Can 2D-classification systamatically misalign particles?

ravi123sonani · October 22, 2021, 9:24pm

Hi,
I am new to cryoEM and analysing my first dataset. My proein complex contain two proteins, protein-A forms tetrameric core and protein-B binds to core (either one/two copies only, not sure). Iniital 2D classes shows heterogenous population of mainly two types of particles, 1) tetrameric core of protein-A with single bound copy of protein-B and 2) tetrameric core of protein-A with two bound copies of protein-B (see attached representative 2D class images). My question is for type-2 particles. Is it possible that class-2 particles may be appeared due to simply mis-alignment of class-1 particles, meaning that they are aligned by core but just other way around and appearance of second copy of B in class-2 is simply artifacts due to misalignment. I am asking this question becasue I am not much aware if 2D classification job (program) of cryoSPARC can make such systamatic error? Or such error by programe is rather not possible and presence of two copy of protein-B can be considered as a real-event?
The comment from dev/experienced-users will be appreciated. Thank you!
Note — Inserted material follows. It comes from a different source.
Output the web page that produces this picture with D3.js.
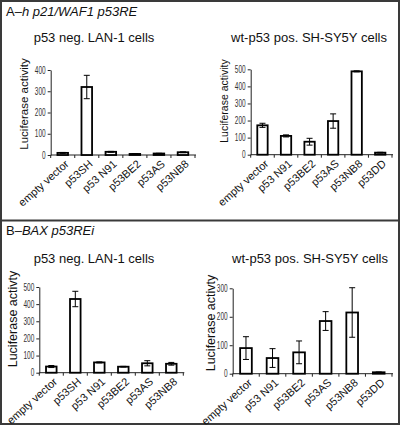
<!DOCTYPE html>
<html><head><meta charset="utf-8">
<script src="https://cdn.jsdelivr.net/npm/d3@7"></script>
<style>
body{margin:0;background:#fff;}
svg{display:block;}
.tt{font-family:"Liberation Sans",Arial,sans-serif;fill:#111;}
.tick text{font-family:"Liberation Sans",Arial,sans-serif;}
</style>
</head><body>
<script>
// ---- data ----
const catsLAN = ["empty vector","p53SH","p53 N91","p53BE2","p53AS","p53NB8"];
const catsSHSY = ["empty vector","p53 N91","p53BE2","p53AS","p53NB8","p53DD"];

const valsA1 = [10, 320, 15, 5, 7, 13];
const errA1  = [2, 55, 2, 1, 1, 2];
const valsA2 = [172, 110, 76, 197, 488, 12];
const errA2  = [12, 6, 20, 42, 3, 2];
const valsB1 = [36, 430, 60, 35, 55, 52];
const errB1  = [6, 45, 3, 2, 15, 8];
const valsB2 = [90, 55, 75, 185, 215, 5];
const errB2  = [40, 33, 40, 33, 87, 1];

const ticksA1 = [0,100,200,300,400];
const ticksA2 = [0,100,200,300,400,500];
const ticksB1 = [0,100,200,300,400,500];
const ticksB2 = [0,100,200,300];

const W = 401, H = 426;
const svg = d3.select("body").append("svg").attr("width", W).attr("height", H);

// panel frames
svg.append("rect").attr("x",1).attr("y",1).attr("width",398).attr("height",423)
  .attr("fill","none").attr("stroke","#3a3a3a").attr("stroke-width",2);
svg.append("line").attr("x1",1).attr("x2",399).attr("y1",220.5).attr("y2",220.5)
  .attr("stroke","#3a3a3a").attr("stroke-width",2);

// panel titles
function panelTitle(x,y,prefix,ital){
  const t = svg.append("text").attr("class","tt").attr("x",x).attr("y",y).attr("font-size",13);
  t.append("tspan").text(prefix);
  t.append("tspan").attr("font-style","italic").text(ital);
}
panelTitle(6,16,"A\u2013","h p21/WAF1 p53RE");
panelTitle(6,235,"B\u2013","BAX p53REi");

function chart(o){
  const x = d3.scaleBand().domain(o.cats).range(o.xr).padding(0);
  const y = d3.scaleLinear().domain(o.dom).range(o.yr);
  const g = svg.append("g");
  // title
  g.append("text").attr("class","tt").attr("x",o.title[1]).attr("y",o.title[2])
    .attr("text-anchor","middle").attr("font-size",13).text(o.title[0]);
  // y axis
  const ya = g.append("g").attr("transform",`translate(${o.xr[0]},0)`)
    .call(d3.axisLeft(y).tickValues(o.ticks).tickSize(3).tickPadding(2).tickSizeOuter(0));
  ya.select(".domain").attr("stroke","#222");
  ya.selectAll(".tick line").attr("stroke","#222");
  const sx = 0.65;
  ya.selectAll(".tick text").attr("font-size",o.yfs).attr("fill","#333")
    .attr("x", -5/sx).attr("transform",`scale(${sx},1)`);
  // y title
  g.append("text").attr("class","tt")
    .attr("transform",`translate(${o.ytitle[1]},${o.ytitle[2]}) rotate(-90)`)
    .attr("text-anchor","middle").attr("dominant-baseline","central")
    .attr("font-size",o.ytitle[3]).text(o.ytitle[0]);
  // x axis line + ticks at band boundaries
  const y0 = y(0);
  g.append("line").attr("x1",o.xr[0]).attr("x2",o.xr[1]+1).attr("y1",y0).attr("y2",y0)
    .attr("stroke","#222");
  const bounds = o.cats.map(c=>x(c)).concat([o.xr[1]]);
  g.selectAll(".xt").data(bounds).enter().append("line")
    .attr("x1",d=>d).attr("x2",d=>d).attr("y1",y0).attr("y2",y0+3).attr("stroke","#222");
  // x labels
  g.selectAll(".xl").data(o.cats).enter().append("text").attr("class","tt")
    .attr("transform",c=>`translate(${x(c)+x.bandwidth()/2+4},${y0+7}) rotate(-42)`)
    .attr("text-anchor","end").attr("dominant-baseline","central")
    .attr("font-size",11).text(c=>c);
  // bars
  const bw = x.bandwidth()*0.44;
  g.selectAll(".bar").data(o.cats).enter().append("rect")
    .attr("x",(c)=>x(c)+x.bandwidth()/2-bw/2)
    .attr("y",(c,i)=>y(o.vals[i]))
    .attr("width",bw)
    .attr("height",(c,i)=>y0-y(o.vals[i]))
    .attr("fill","#fff").attr("stroke","#000").attr("stroke-width",1.8);
  // error bars
  o.cats.forEach((c,i)=>{
    const cx = x(c)+x.bandwidth()/2;
    const hi = y(o.vals[i]+o.err[i]), lo = y(o.vals[i]-o.err[i]);
    g.append("line").attr("x1",cx).attr("x2",cx).attr("y1",hi).attr("y2",lo).attr("stroke","#000").attr("stroke-width",1);
    [hi,lo].forEach(v=>g.append("line").attr("x1",cx-3).attr("x2",cx+3).attr("y1",v).attr("y2",v).attr("stroke","#000").attr("stroke-width",1));
  });
}

chart({cats:catsLAN, vals:valsA1, err:errA1, ticks:ticksA1, dom:[0,400],
  xr:[50.7,195], yr:[155,70], title:["p53 neg. LAN-1 cells",94,42],
  ytitle:["Luciferase activity",24,104,11.5], yfs:10});
chart({cats:catsSHSY, vals:valsA2, err:errA2, ticks:ticksA2, dom:[0,500],
  xr:[250.7,392], yr:[154.7,69.3], title:["wt-p53 pos. SH-SY5Y cells",309,42],
  ytitle:["Luciferase activity",224,101,10.5], yfs:10});
chart({cats:catsLAN, vals:valsB1, err:errB1, ticks:ticksB1, dom:[0,500],
  xr:[39.3,183.3], yr:[372.7,287], title:["p53 neg. LAN-1 cells",94,263],
  ytitle:["Luciferase activty",13,319,12.5], yfs:10});
chart({cats:catsSHSY, vals:valsB2, err:errB2, ticks:ticksB2, dom:[0,300],
  xr:[232.7,392], yr:[373.7,288.3], title:["wt-p53 pos. SH-SY5Y cells",310,263],
  ytitle:["Luciferase activty",210.5,323,12.5], yfs:10});
</script>
</body></html>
user123 · October 23, 2021, 12:32am

Hi ravi, this is a common issue when there is a rigid core with floppy or heterogeneous outer density, as you have. I think two things are possibly occurring simultaneously - you could have heterogeneous protein composition, different stoichiometry, as you say. And also protein B is somewhat floppy in relation to the rigid core protein A. Both of these result in alignment based mostly on protein A with some contribution by protein B, but it is a smear. I would extract with a larger box and repeat 2D classification, since protein B is close to the edge.
I am not confident in your counting the copies by eye in 2D. For example the top right class in class 2 looks similar to the middle left class in class 1. Protein B is getting averaged out, either due to conformational variability or compositional heterogeneity.
The 2D classes look quite nice (in my opinion) and you should go to 3D with a larger box to get an idea of what is happening. Try ab inito into multiple classes or heterogeneous refinement into multiple classes. Avoid imposing symmetry for initial refinements as that can enhance the averaging out effect that you see in 2D here. I would work with 1.5-2x larger box and particles binned to 4A for initial 3D work.

ravi123sonani · October 23, 2021, 11:17am

Hi user123,

Thank you for providing more insights on this issue. Usage of larger box size is certaily a good idea. I will try it. I agree with you that the second copy is being averaged out might be due to confomrational variabiloty or compositional heterogeneity. But I my specific question now is 'would it be possible to conclude from this classes some particles indeed possess two copy of protein-B, or it can still be artifacts of misalignment of core other way around? Is there any way to check this?
For instance, now I could already get two compositionally different 3D volumes from this dataset, one with single copy and another with two copies of protein-B. How about running heterogenous refinement again using two-copies-particles with both one-copy and two-copies 3D volumes?
Thank you,